Türkiye–Çin ekonomik tablosuna bakalım: 2024’te Çin’den ithalatımız 44,9 milyar dolar, Çin’e ihracatımız 3,4 milyar dolar; toplam hacim 48,3 milyar dolar. Veriler, Çin’in ithalatta birinci tedarikçi konumunu koruduğunu gösteriyor. Dolayısıyla bu tablo “daha çok satalım” temennisinden fazlasını gerektiriyor: pazar erişimi, standart uyumu, ortak üretim ve transit geliri dengesini aynı anda kurmak zorundayız.

Bu bağlamda Cumhurbaşkanımızın son yıllardaki çok vektörlü diplomasi çizgisi (NATO, AB Gümrük Birliği güncellemesi, Körfez sermayesi, Türk Devletleri Teşkilatı ve Asya gündemi) koridor siyasetinde eşzamanlı angajman doktrini yaratıyor. Türkiye’nin Çin ile temasları, bu uyumlaştırmanın enerji, altyapı finansmanı ve sınır ötesi e-ticaret başlıklarında somut yol haritaları üretme şansını büyüttü. Bu çizginin ticarete pozitif yansıması da sektör dosyalarını (tarım-gıda, petrokimya türevleri, beyaz eşya, batarya ve elektrikli mobilite yan sanayi) hızlıca kurumsallaştırdığımız ölçüde görünür olacak.

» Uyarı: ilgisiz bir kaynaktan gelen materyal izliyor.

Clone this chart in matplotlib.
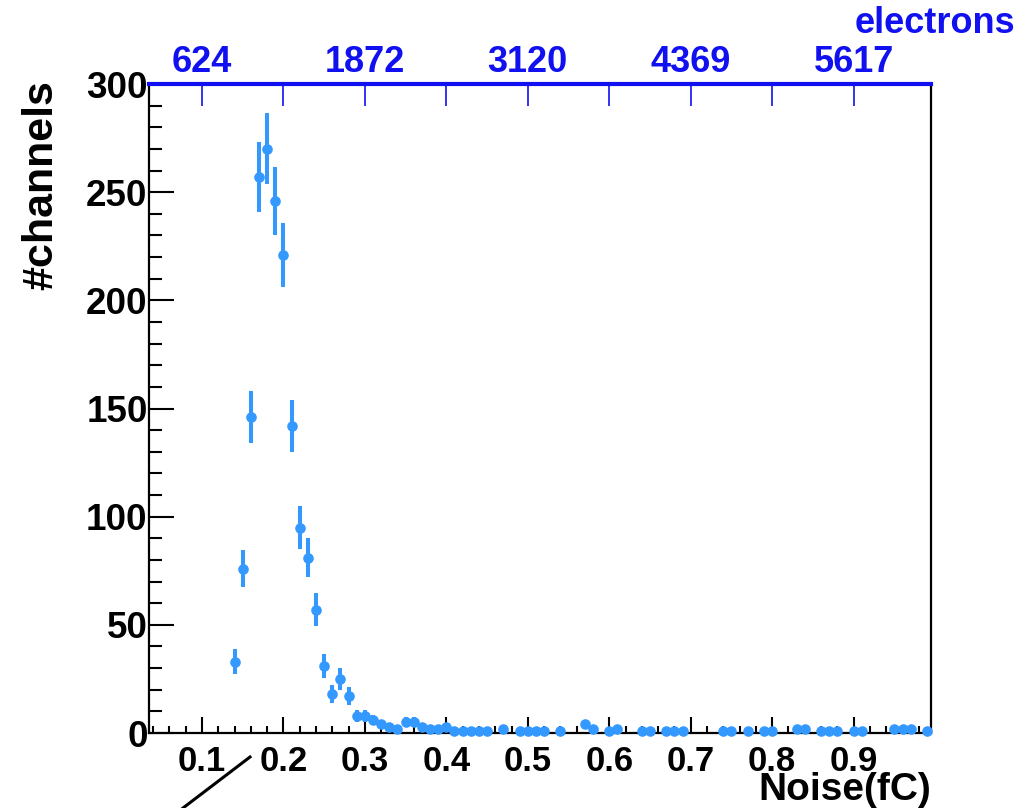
import numpy as np
import matplotlib
matplotlib.use('Agg')
import matplotlib.pyplot as plt
from matplotlib.lines import Line2D
from matplotlib.ticker import MultipleLocator, FormatStrFormatter

# histogram binning (fC), bins of 0.01 centred on 0.14 ... 0.99
bin_first, bin_last, n_bins = 0.14, 0.99, 86

# entries per bin
counts = [33, 76, 146, 257, 270, 246, 221, 142, 95, 81,
          57, 31, 18, 25, 17, 8, 8, 6, 4, 3,
          2, 5, 5, 3, 2, 2, 3, 1, 1, 1,
          1, 1, 0, 2, 0, 1, 1, 1, 1, 0,
          1, 0, 0, 4, 2, 0, 1, 2, 0, 0,
          1, 1, 0, 1, 1, 1, 0, 0, 0, 0,
          1, 1, 0, 1, 0, 1, 1, 0, 0, 2,
          2, 0, 1, 1, 1, 0, 1, 1, 0, 0,
          0, 2, 2, 2, 0, 1]

noise_ticks = [0.1, 0.2, 0.3, 0.4, 0.5, 0.6, 0.7, 0.8, 0.9]
electron_labels = ['624', '', '1872', '', '3120', '', '4369', '', '5617']

pt_col = '#3399ff'
blue = '#1010f0'

plt.rcParams['font.family'] = ['Liberation Sans', 'DejaVu Sans']
plt.rcParams['font.weight'] = 'bold'

centers = np.linspace(bin_first, bin_last, n_bins)
counts = np.array(counts, dtype=float)
keep = counts > 0

fig = plt.figure(figsize=(10.22, 8.08), dpi=100)
ax = fig.add_axes([0.1458, 0.0928, 0.7652, 0.8032])

ax.errorbar(centers[keep], counts[keep], yerr=np.sqrt(counts[keep]),
            fmt='o', ms=6.6, color=pt_col, ecolor=pt_col, elinewidth=2.9,
            capsize=0, clip_on=False, zorder=3)

ax.set_xlim(0.035, 0.995)
ax.set_ylim(0, 300)
ax.xaxis.set_major_locator(MultipleLocator(0.1))
ax.xaxis.set_minor_locator(MultipleLocator(0.02))
ax.xaxis.set_major_formatter(FormatStrFormatter('%.1f'))
ax.yaxis.set_major_locator(MultipleLocator(50))
ax.yaxis.set_minor_locator(MultipleLocator(10))

ax.tick_params(axis='x', which='major', direction='in', length=11.5, width=1.5,
               labelsize=25, pad=8.5, top=False)
ax.tick_params(axis='x', which='minor', direction='in', length=5, width=1.5, top=False)
ax.tick_params(axis='y', which='major', direction='in', length=18, width=1.5,
               labelsize=26.5, pad=1, right=False)
ax.tick_params(axis='y', which='minor', direction='in', length=9, width=1.5, right=False)

for s in ['left', 'right', 'bottom']:
    ax.spines[s].set_linewidth(1.6)
    ax.spines[s].set_color('black')
ax.spines['top'].set_visible(False)

# electrons scale on top
ax2 = ax.twiny()
ax2.set_xlim(ax.get_xlim())
ax2.set_xticks(noise_ticks)
ax2.set_xticklabels(electron_labels)
ax2.tick_params(axis='x', direction='in', length=15.5, width=1.2, colors=blue,
                labelsize=26, pad=3)
for s in ['left', 'right', 'bottom']:
    ax2.spines[s].set_visible(False)
ax2.spines['top'].set_color(blue)
ax2.spines['top'].set_linewidth(3)

fig.text(1015 / 1022, (808 - 33) / 808, 'electrons', ha='right', va='baseline',
         color=blue, fontsize=26, fontweight='bold')

ax.text(-0.138, 1.006, '#channels', rotation=90, ha='center', va='top',
        transform=ax.transAxes, fontsize=31, fontweight='bold')
ax.text(1.0, -0.1032, 'Noise(fC)', ha='right', va='baseline',
        transform=ax.transAxes, fontsize=28, fontweight='bold')

fig.add_artist(Line2D([183 / 1022, 250 / 1022], [0, 51 / 808], color='black',
                      lw=2.2, transform=fig.transFigure))

fig.savefig('out.png', dpi=100)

Öte yandan seçici karşılaştırmalı üstünlük ve “akıllı korumacılık” yaklaşımını netleştirmeliyiz. Türkiye’nin Çin menşeli bazı ürünlere uyguladığı ilave gümrük vergileri, salt korumacılık değil; yerli üretim–istihdam–teknoloji tabanı ile tüketici refahı arasında optimizasyon arayışı. Bu tür kararların orta-uzun vadede tedarikçiyle ortak üretim ve yerlileştirme şartlarına bağlanması, açığı azaltmada daha da etkili olur.

Bir diğer kritik başlık, transit ülke konumundan lojistik–finans–veri platformu olmaya geçiş zorunluluğumuz. Ben inanıyorum ki Marmara liman ekosistemi, BTK–Kars kapısı ve Zengezur/Basra–Karadeniz–Avrupa bağlantılarının kavşağında Türkiye, hizmet katma değerini belirgin biçimde büyütebilir.

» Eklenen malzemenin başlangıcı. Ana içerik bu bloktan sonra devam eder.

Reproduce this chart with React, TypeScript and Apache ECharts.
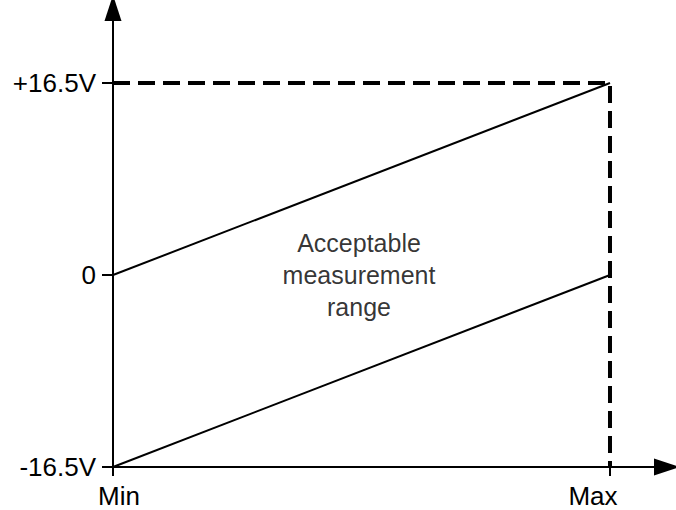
import React, { useEffect, useRef } from "react";
import * as echarts from "echarts";

const xTicks = [0, 1];
const xTickLabels = ["Min", "Max"];
const yTicks = [-16.5, 0, 16.5];
const yTickLabels = ["-16.5V", "0", "+16.5V"];
const upperLine = [[0, 0], [1, 16.5]];
const lowerLine = [[0, -16.5], [1, 0]];
const boundary = [[0, 16.5], [1, 16.5], [1, -16.5]];
const noteAt = [[0.495, 0]];
const noteText = "Acceptable\nmeasurement\nrange";

export default function App() {
  const ref = useRef<HTMLDivElement>(null);
  useEffect(() => {
    document.body.style.margin = "0";
    const chart = echarts.init(ref.current!, null, { renderer: "svg" });
    const font = "Liberation Sans";
    chart.setOption({
      animation: false,
      backgroundColor: "#fff",
      grid: { left: 113, right: 9, top: 8, bottom: 43 },
      xAxis: {
        type: "value",
        min: 0,
        max: 1.1147,
        splitLine: { show: false },
        axisLine: {
          show: true,
          onZero: false,
          lineStyle: { color: "#000", width: 2 },
          symbol: ["none", "triangle"],
          symbolSize: [17, 26],
        },
        axisTick: { show: true, length: 9, customValues: xTicks, lineStyle: { color: "#000", width: 2 } },
        axisLabel: {
          customValues: xTicks,
          formatter: (v: number) => {
            const i = xTicks.indexOf(v);
            return i < 0 ? "" : `{l${i}|${xTickLabels[i]}}`;
          },
          color: "#000",
          fontFamily: font,
          fontSize: 26,
          margin: 16,
          rich: {
            l0: { fontFamily: font, fontSize: 26, color: "#000", padding: [0, 0, 0, 12] },
            l1: { fontFamily: font, fontSize: 26, color: "#000", padding: [0, 34, 0, 0] },
          },
        },
      },
      yAxis: {
        type: "value",
        min: -16.5,
        max: 22.95,
        splitLine: { show: false },
        axisLine: {
          show: true,
          onZero: false,
          lineStyle: { color: "#000", width: 2 },
          symbol: ["none", "triangle"],
          symbolSize: [17, 26],
        },
        axisTick: { show: true, length: 11, customValues: yTicks, lineStyle: { color: "#000", width: 2 } },
        axisLabel: {
          customValues: yTicks,
          formatter: (v: number) => yTickLabels[yTicks.indexOf(v)] ?? "",
          color: "#000",
          fontFamily: font,
          fontSize: 26,
          margin: 17,
        },
      },
      series: [
        {
          type: "line",
          data: upperLine,
          symbol: "none",
          lineStyle: { color: "#000", width: 2 },
        },
        {
          type: "line",
          data: lowerLine,
          symbol: "none",
          lineStyle: { color: "#000", width: 2 },
        },
        {
          type: "line",
          data: boundary,
          symbol: "none",
          lineStyle: { color: "#000", width: 4, type: [17, 8] },
        },
        {
          type: "scatter",
          data: noteAt,
          symbolSize: 0,
          label: {
            show: true,
            position: "inside",
            formatter: noteText,
            color: "#000",
            textBorderWidth: 0,
            fontFamily: font,
            fontSize: 25,
            lineHeight: 32,
            align: "center",
          },
        },
      ],
    });
    return () => chart.dispose();
  }, []);
  return <div ref={ref} style={{ width: 676, height: 510 }} />;
}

Son olarak, ticaret açığının yapısal niteliğiyle yüzleşirken ürün karmasını da yeniden tasarlamak zorundayız. Çin pazarına girişte tarımsal-gıda ürünleri (kuruyemiş, meyve-sebze işleme, kaliteli zeytinyağı ve markalı atıştırmalıklar) kısa vadeli bir nefes olabilir. Asıl kalıcı etki ise orta-ileri teknoloji ara malı ve sistem bileşenlerinde gelebilir. Bunun yolu da ortak Ar-Ge merkezleri, karşılıklı yatırım fonları, e-ihracat platformları ve yerli tedarik zinciri taahhütlerinden geçiyor.

Son söz: Dış politikadaki isabetli adımlar, ekonomi-lojistik-finans mimarisine çevrilmedikçe tam etkisini göstermez. Çin’de verilen fotoğraf benim için önemli bir başlangıç notası. Türkiye, Cumhurbaşkanımız Sayın Erdoğan’ın kararlı ve ılımlı diplomasisiyle koridorların geometrisini değil, ritmini belirleyebilecek bir ülke. Bunu başarmanın anahtarı açık: öngörülebilir regülasyon, şeffaf geçiş rejimi, teknolojiyle entegre altyapı ve çok vektörlü diplomasi. Bugün attığımız diplomatik adımların ticarete ve istihdama olumlu yansımalarını göreceğimiz kesin; sürdürülebilir olması için ise bu dört ekseni aynı anda ve ısrarla çalıştırmalıyız.